◆ WORK TO BE COMPLETED:
Please copy out exactly, and only, the lines between the line with "Rebuild this chart" and the line with "import matplotlib.pyplot as plt", both included. Pictures are to be omitted.

◆ DATASET RECORDS:
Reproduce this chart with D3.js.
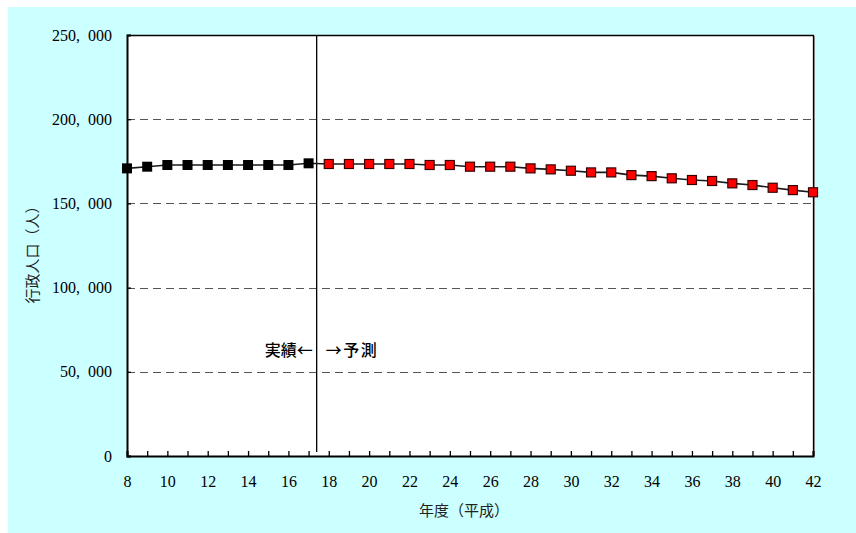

---

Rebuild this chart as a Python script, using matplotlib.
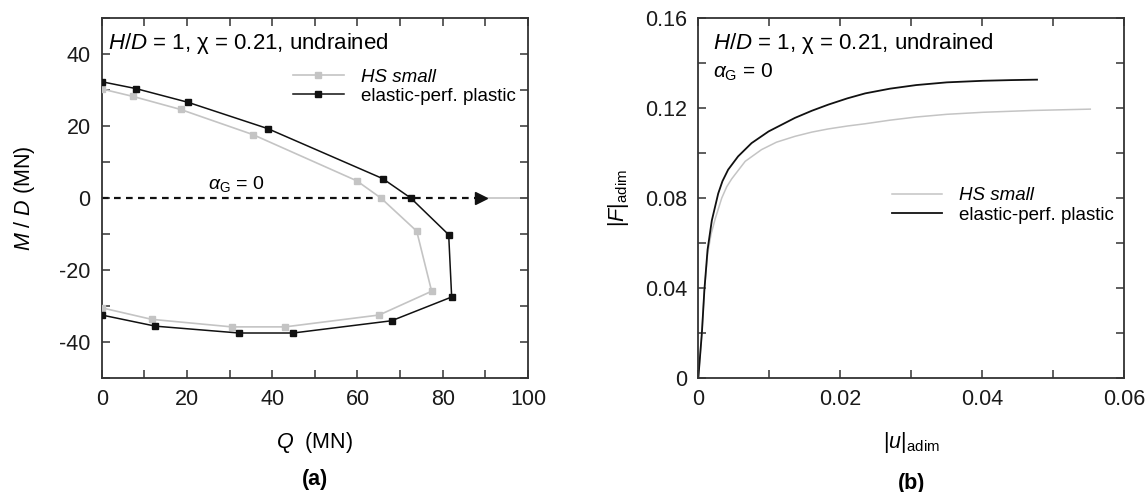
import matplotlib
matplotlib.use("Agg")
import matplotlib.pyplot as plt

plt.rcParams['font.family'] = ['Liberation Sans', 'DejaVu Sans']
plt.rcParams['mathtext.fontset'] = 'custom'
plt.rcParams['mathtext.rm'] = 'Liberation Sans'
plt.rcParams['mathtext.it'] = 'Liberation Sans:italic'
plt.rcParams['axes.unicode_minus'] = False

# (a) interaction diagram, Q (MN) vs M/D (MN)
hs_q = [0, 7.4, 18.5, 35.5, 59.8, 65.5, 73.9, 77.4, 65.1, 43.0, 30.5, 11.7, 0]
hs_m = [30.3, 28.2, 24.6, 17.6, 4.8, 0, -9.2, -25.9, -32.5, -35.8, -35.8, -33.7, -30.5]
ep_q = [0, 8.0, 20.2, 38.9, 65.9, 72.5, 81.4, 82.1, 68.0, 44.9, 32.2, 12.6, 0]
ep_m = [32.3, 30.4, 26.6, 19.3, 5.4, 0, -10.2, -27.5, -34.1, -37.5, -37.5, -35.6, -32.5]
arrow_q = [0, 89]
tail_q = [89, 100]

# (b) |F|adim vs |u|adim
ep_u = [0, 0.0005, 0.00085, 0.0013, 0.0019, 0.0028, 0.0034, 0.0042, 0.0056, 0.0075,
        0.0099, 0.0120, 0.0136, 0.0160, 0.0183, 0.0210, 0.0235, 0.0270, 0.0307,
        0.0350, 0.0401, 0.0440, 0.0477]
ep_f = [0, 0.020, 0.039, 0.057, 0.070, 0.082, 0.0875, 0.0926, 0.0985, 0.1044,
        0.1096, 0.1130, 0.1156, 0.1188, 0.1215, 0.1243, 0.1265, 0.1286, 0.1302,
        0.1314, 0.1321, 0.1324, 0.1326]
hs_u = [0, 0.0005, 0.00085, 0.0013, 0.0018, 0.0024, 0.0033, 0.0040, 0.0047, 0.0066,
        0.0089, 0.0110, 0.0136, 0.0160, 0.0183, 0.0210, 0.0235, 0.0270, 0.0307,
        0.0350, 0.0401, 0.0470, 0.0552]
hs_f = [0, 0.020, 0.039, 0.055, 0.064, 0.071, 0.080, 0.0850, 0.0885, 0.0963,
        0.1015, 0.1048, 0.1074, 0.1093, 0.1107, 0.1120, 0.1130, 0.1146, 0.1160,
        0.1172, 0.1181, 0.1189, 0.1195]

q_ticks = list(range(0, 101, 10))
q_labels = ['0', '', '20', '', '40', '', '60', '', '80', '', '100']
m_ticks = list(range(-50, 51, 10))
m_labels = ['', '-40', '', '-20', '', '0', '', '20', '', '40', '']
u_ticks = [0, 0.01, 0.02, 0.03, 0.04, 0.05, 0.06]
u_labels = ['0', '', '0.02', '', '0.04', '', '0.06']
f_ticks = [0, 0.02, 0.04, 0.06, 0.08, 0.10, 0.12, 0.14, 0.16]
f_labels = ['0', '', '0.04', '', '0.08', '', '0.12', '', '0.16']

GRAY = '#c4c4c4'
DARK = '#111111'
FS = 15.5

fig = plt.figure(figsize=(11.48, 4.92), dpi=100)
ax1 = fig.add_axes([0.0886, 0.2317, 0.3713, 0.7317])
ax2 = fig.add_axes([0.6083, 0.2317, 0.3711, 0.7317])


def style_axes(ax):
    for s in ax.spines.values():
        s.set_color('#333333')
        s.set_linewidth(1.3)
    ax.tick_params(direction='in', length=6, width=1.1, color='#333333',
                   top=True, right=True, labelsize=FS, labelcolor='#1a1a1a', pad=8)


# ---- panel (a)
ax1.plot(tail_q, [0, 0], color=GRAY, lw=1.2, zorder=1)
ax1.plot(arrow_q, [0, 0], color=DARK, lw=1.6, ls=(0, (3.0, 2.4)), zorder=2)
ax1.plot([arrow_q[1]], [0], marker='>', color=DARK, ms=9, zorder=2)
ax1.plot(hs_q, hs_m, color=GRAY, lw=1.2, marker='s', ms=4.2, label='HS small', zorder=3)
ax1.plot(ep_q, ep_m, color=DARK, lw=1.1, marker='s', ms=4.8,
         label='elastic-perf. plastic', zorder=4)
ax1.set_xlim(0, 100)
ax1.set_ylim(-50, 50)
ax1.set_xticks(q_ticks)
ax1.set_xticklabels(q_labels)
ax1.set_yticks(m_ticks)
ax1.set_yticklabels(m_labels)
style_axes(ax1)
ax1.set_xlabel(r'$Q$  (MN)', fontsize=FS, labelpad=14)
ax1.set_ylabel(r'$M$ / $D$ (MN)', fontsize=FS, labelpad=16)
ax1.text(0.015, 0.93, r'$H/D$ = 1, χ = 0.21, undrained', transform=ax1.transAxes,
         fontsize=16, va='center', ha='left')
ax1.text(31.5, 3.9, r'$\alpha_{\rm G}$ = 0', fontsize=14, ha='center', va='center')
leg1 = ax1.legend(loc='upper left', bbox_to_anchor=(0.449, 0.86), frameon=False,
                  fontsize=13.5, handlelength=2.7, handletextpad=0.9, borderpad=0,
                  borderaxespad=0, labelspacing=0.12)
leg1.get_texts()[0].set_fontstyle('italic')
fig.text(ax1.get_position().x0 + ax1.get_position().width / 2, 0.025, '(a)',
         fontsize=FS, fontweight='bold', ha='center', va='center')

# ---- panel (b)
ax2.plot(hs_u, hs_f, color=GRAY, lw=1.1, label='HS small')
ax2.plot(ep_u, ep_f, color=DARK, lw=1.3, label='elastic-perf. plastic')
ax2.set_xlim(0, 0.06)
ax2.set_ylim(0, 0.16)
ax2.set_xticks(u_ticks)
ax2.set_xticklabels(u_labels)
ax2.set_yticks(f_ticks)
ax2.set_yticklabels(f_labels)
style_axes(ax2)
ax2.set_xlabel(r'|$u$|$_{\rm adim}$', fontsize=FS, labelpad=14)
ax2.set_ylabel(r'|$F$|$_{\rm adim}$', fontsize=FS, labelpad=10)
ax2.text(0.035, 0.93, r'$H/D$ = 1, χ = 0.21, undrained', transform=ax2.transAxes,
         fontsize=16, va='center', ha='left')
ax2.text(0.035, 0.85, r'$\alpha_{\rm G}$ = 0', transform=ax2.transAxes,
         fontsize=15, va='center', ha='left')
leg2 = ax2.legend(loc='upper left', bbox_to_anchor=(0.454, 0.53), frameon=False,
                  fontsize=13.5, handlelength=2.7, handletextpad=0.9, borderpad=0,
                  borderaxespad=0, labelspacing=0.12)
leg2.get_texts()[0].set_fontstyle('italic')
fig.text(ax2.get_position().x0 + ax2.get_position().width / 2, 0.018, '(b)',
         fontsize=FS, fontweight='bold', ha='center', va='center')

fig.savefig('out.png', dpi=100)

--

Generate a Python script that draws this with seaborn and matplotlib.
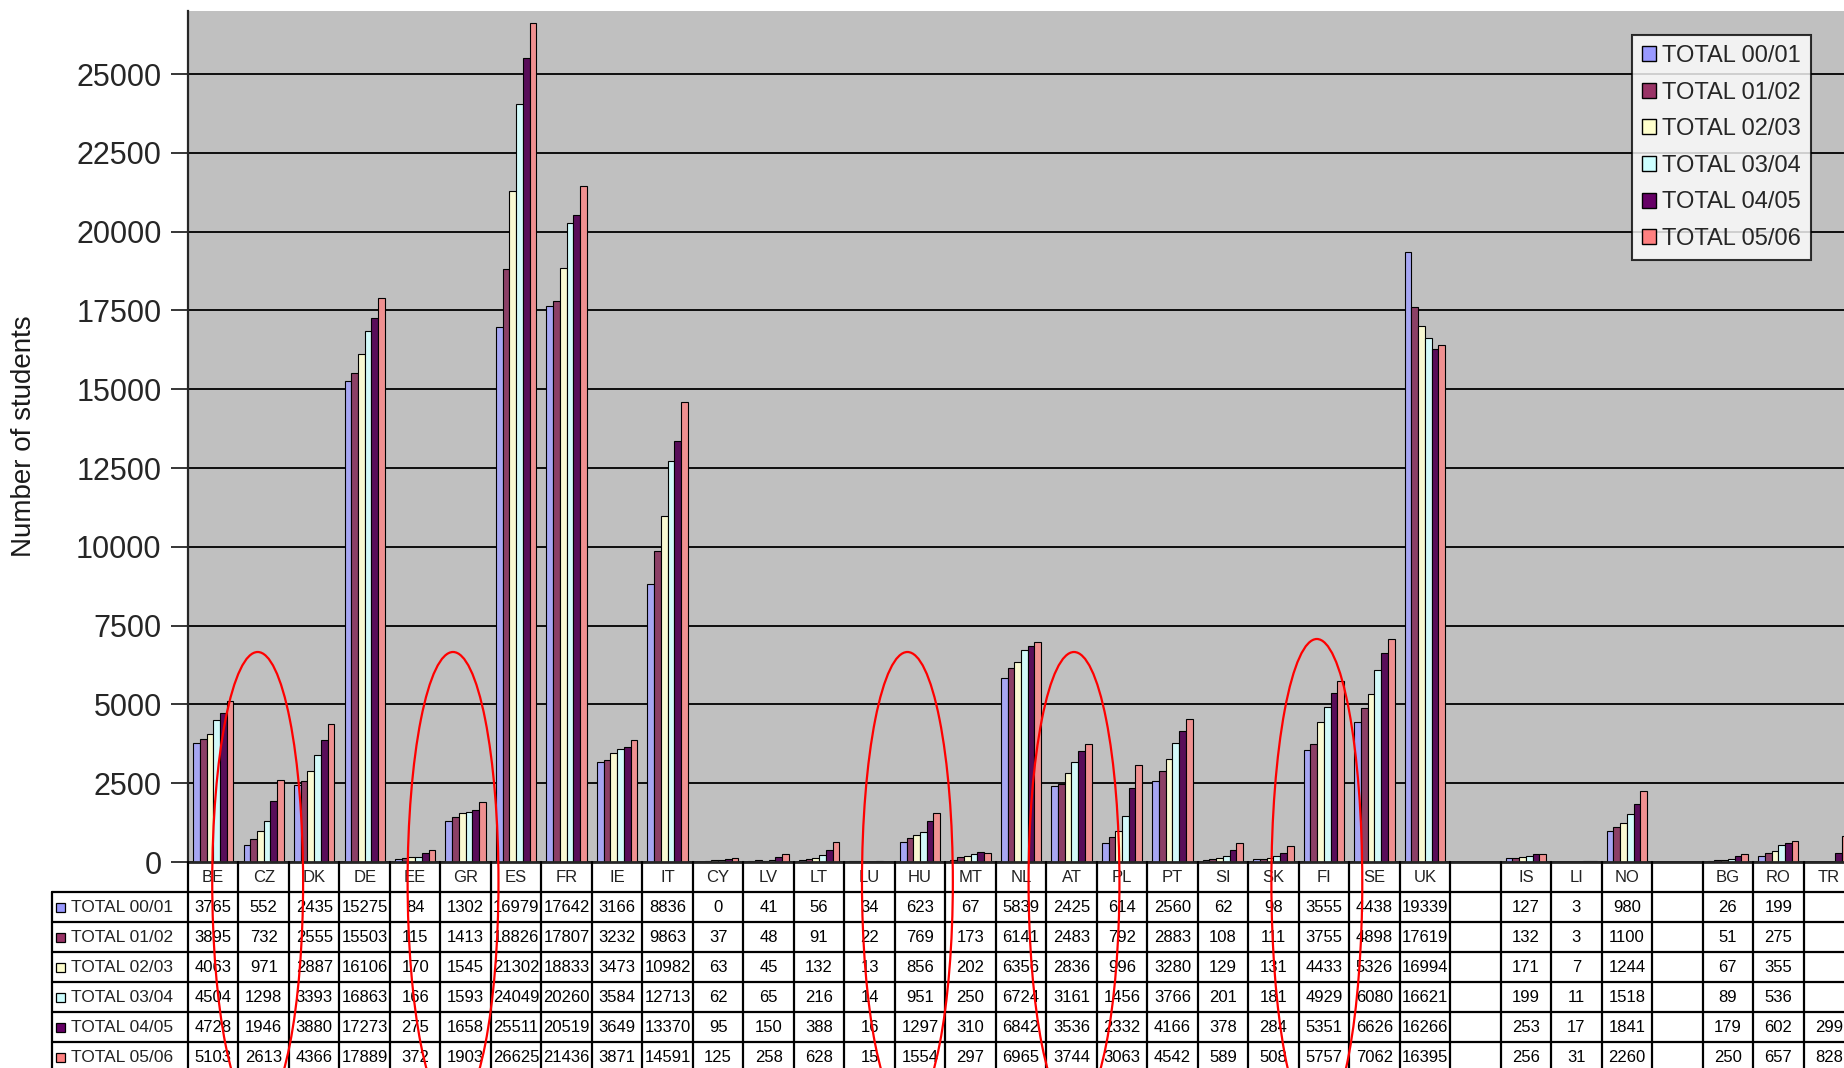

◆ ANSWER BELOW:
Rebuild this chart as a Python script, using matplotlib.
import matplotlib
matplotlib.use("Agg")
import matplotlib.pyplot as plt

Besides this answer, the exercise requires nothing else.